Where Have All the Safe Havens Gone?
Even at the height of the 2008 global financial crisis, which originated in the United States, global investors viewed US Treasuries as the safest asset available. But with US President Donald Trump undermining faith in the dollar, portfolio managers find themselves in rough seas with no port of call that can offer shelter from the storm.
SANTA BARBARA – With equities slumping, exchange-rate volatility increasing, and political risks intensifying, financial markets around the world have hit a rough patch. During times like these, international investors generally grow cautious and prioritize safety over returns, so money flees to “safe havens” that can provide secure, liquid investment-grade assets on a sufficiently large scale.
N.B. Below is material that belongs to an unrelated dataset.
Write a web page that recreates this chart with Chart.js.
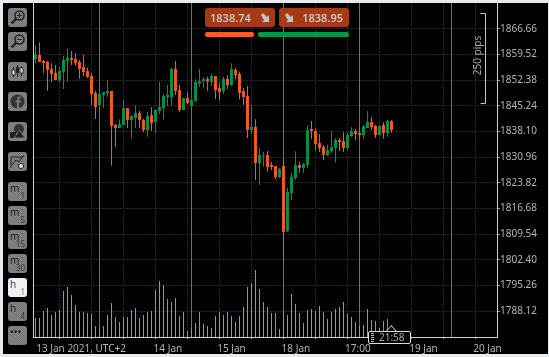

But there are no obvious safe havens today. For the first time in living memory, investors lack a quiet port where they can find shelter from the storm.
Historically, the safe haven par excellence was the United States, in the form of Treasury bonds backed by the “full faith and credit” of the US government. As one investment strategist put it back in 2012, “When people are worried, all road lead to Treasuries.”
The bursting of the US real-estate bubble in 2007 offers a case in point. No one doubted that the US was the epicenter of the global financial crisis. But rather than flee the US, capital actually flooded into it. In the last three months of 2008, net purchases of US assets reached a half-trillion dollars – three times more than that of the preceding nine months combined.